My vaccination story
I got my COVID-19 shot last Friday, March 19 in the Community Room of my building, Weston Manor. It was administered by the City of Somerville Health Department in conjunction with the Somerville Housing Authority—Shannon Bennet, Director of Resident Services, as well as the Somerville Counsel on Aging. A lot of people worked hard to see that this happened, and I wish I could thank them all personally.
I am grateful that this happened. My building has shut-in residents, who, would have found it extremely difficult to get to a vaccination site. In fact, we, the residents, decided that the shut-ins and the mobility impaired got to jump the line and be vaccinated first. According to building rumor, our building had an excellent turn-out at the vaccination clinic—nearly everyone who signed-up to be vaccinated got vaccinated.
Initially, according to the Massachusetts Department of Health, we who live in project based subsidized housing for the elderly and disabled were not going to be prioritized. The powers that be did not appreciate that we who live in elderly/disabled housing are all at elevated risk. Moreover, if we get COVID-19, we could accidentally spread it to our neighbors who might be frail. According to Pat Jehlen, my state senator, many senior citizen advocates, including the director of the Medford Housing Authority along with the Stop Bullying Coalition, contacted their legislators about this. Jerry Halberstadt, Coordinator of the Stop Bullying Coalition, was interviewed on WBUR, one of Boston's public radio news stations.
I am glad that other communities with subsidized senior citizens/persons with disabilities housing are doing onsite vaccination clinics. I understand that a few days ago, the Salem Health Department held a vaccination clinic in their senior citizens/persons with disabilities apartment buildings. The Salem Health Department is going to hold a vaccination clinic for residents of Fairweather Apartments in Peabody, where Jerry Halberstadt lives.
Please don't let reports of side effects from the COVID-19 vaccination scare you off. I have a long history of medication intolerances / severe side effects from medications. I have had COVID-19. I did have side effects from the vaccination. Compared to what it's like having COVID-19, the side effects from the vaccination are mild and bearable. I did have chills, brain fog, a mild headache, a cough, soreness at the vaccination site. For me, the worst of the side effects happened between 24 and 48 hours after the shot. I know many people who have had the COVID-19 vaccination and had very mild to no side effects from it. Among my friends, I had the worst side effects. I do not regret getting vaccinated, not in the least.
Even if you had COVID-19, you still need to be vaccinated.
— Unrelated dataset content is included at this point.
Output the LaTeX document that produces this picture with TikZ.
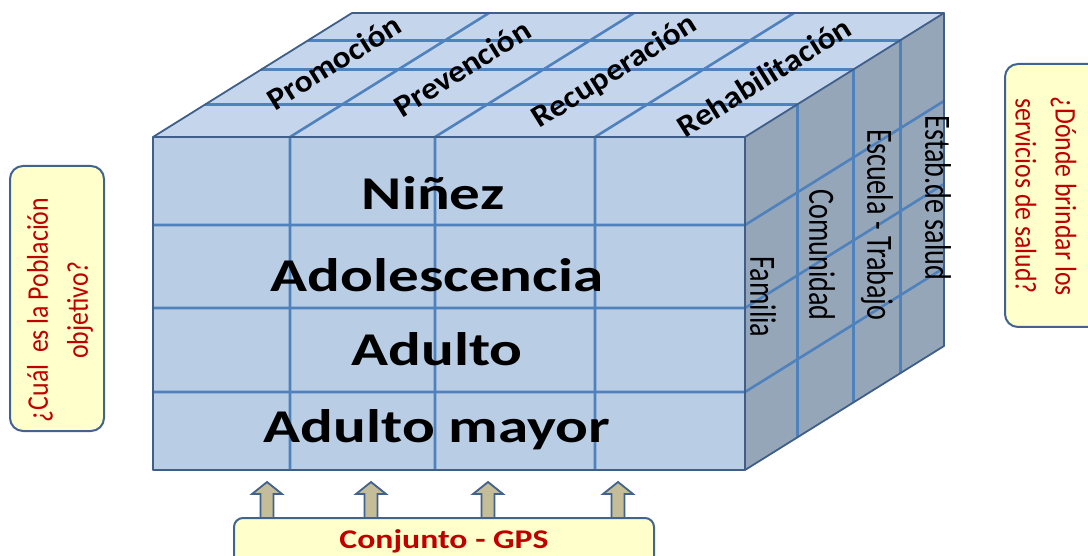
\documentclass[tikz,border=0pt]{standalone}
\usepackage{fontspec}
\setmainfont{Carlito}
\definecolor{gridc}{HTML}{4F81BD}
\definecolor{edgec}{HTML}{3F5F8A}
\definecolor{frontc}{HTML}{B9CDE5}
\definecolor{topc}{HTML}{C5D6EC}
\definecolor{sidec}{HTML}{95A6B9}
\definecolor{notec}{HTML}{FFFFCC}
\definecolor{redc}{HTML}{C00000}
\definecolor{tanc}{HTML}{C4BD97}
\definecolor{boxedge}{HTML}{41638E}
\begin{document}
\begin{tikzpicture}[x=1pt,y=-1pt,
  gridline/.style={draw=gridc,line width=2.6pt},
  outline/.style={draw=edgec,line width=1.8pt,line join=round},
  notebox/.style={fill=notec,draw=boxedge,line width=2pt,rounded corners=13pt},
  notetext/.style={text=redc,inner sep=0pt,align=center,font=\fontsize{30}{40}\selectfont},
  rowlabel/.style={anchor=base,inner sep=0pt,font=\fontsize{47}{50}\selectfont\bfseries},
  toplabel/.style={rotate=32,inner sep=0pt,font=\fontsize{31}{33}\selectfont\bfseries},
  sidelabel/.style={rotate=-90,inner sep=0pt,font=\fontsize{37}{40}\selectfont},
  uparrow/.style={fill=tanc,draw=boxedge,line width=1.8pt,line join=miter}]
\useasboundingbox (0,0) rectangle (1088,556);
\fill[white] (0,0) rectangle (1088,556);
% faces
\coordinate (F1) at (153,137); \coordinate (F2) at (745,137);
\coordinate (F3) at (745,470); \coordinate (F4) at (153,470);
\coordinate (B1) at (352,13); \coordinate (B2) at (944,13);
\coordinate (B3) at (944,346);
\fill[frontc] (F1) -- (F2) -- (F3) -- (F4) -- cycle;
\fill[topc] (F1) -- (B1) -- (B2) -- (F2) -- cycle;
\fill[sidec] (F2) -- (B2) -- (B3) -- (F3) -- cycle;
% grid
\foreach \f in {0.263,0.545,0.78}{
  \draw[gridline] ({153+199*\f},{137-124*\f}) -- ({745+199*\f},{137-124*\f}) -- ({745+199*\f},{470-124*\f});
}
\foreach \xi in {290,435,595}{
  \draw[gridline] (\xi,470) -- (\xi,137) -- ({\xi+199},13);
}
\foreach \yj in {225,308,392}{
  \draw[gridline] (153,\yj) -- (745,\yj) -- (944,{\yj-124});
}
% outlines
\draw[outline] (F1) -- (F2) -- (F3) -- (F4) -- cycle;
\draw[outline] (F1) -- (B1) -- (B2) -- (F2);
\draw[outline] (B2) -- (B3) -- (F3);
% front labels
\node[rowlabel] (ninez) at (433,210) {\scalebox{1.3}[1]{Niñez}};
\node[rowlabel] (adol) at (437,292) {\scalebox{1.3}[1]{Adolescencia}};
\node[rowlabel] (adulto) at (437,365) {\scalebox{1.3}[1]{Adulto}};
\node[rowlabel] (mayor) at (437,442) {\scalebox{1.3}[1]{Adulto mayor}};
% top labels
\node[toplabel] (prom) at (334,62) {\scalebox{1.08}[1]{Promoción}};
\node[toplabel] (prev) at (462,68) {\scalebox{1.08}[1]{Prevención}};
\node[toplabel] (recu) at (615,72) {\scalebox{1.08}[1]{Recuperación}};
\node[toplabel] (reha) at (764,77) {\scalebox{1.08}[1]{Rehabilitación}};
% side labels
\node[sidelabel] (fam) at (763,297) {\scalebox{0.76}[1]{Familia}};
\node[sidelabel] (com) at (822,255) {\scalebox{0.76}[1]{Comunidad}};
\node[sidelabel] (esc) at (877,225) {\scalebox{0.76}[1]{Escuela - Trabajo}};
\node[sidelabel] (est) at (938,198) {\scalebox{0.76}[1]{Estab.de salud}};
% note boxes
\draw[notebox] (10,166) rectangle (104,431);
\node[notetext,rotate=90] (q1) at (60,310) {\scalebox{0.86}[1]{¿Cuál\ \ es la Población}\\\scalebox{0.86}[1]{objetivo?}};
\draw[notebox] (1005,64) rectangle (1110,327);
\node[notetext,rotate=-90] (q2) at (1046,196) {\scalebox{0.86}[1]{¿Dónde brindar los}\\\scalebox{0.86}[1]{servicios de salud?}};
\draw[notebox,rounded corners=9pt] (234,518) rectangle (654,580);
\node[text=redc,anchor=base,inner sep=0pt,font=\fontsize{27}{30}\selectfont\bfseries] (gps) at (444,548) {\scalebox{1.25}[1]{Conjunto - GPS}};
% arrows
\foreach \cx in {267,371,488,618}{
  \draw[uparrow] ({\cx-6.5},518) -- ({\cx-6.5},494) -- ({\cx-15},494) -- (\cx,482) -- ({\cx+15},494) -- ({\cx+6.5},494) -- ({\cx+6.5},518) -- cycle;
}
\end{tikzpicture}
\end{document}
There are several new variants, and we don’t yet know how effective each vaccine is against each of the new virus strains. For example, the Johnson & Johnson / Janssen COVID-19 vaccination is effective against the South African variant of COVID-19. It has been successfully tested against the Brazilian variants.
Each of the three vaccines approved for use in the United States is safe and effective. Public health officials don't want people to ‘vaccine shop,’ because the sooner people get vaccinated, the better. However, public health officials should realize that there are people who need a particular manufacturer's vaccine, because they are known to be intolerant of an ingredient in a particular vaccine. People like me should be accommodated-and not be called names when, for legitimate safety reasons, we refuse a vaccine and insist on receiving a different product. I received the Johnson & Johnson / Janssen shot, the one I needed because of my medical history.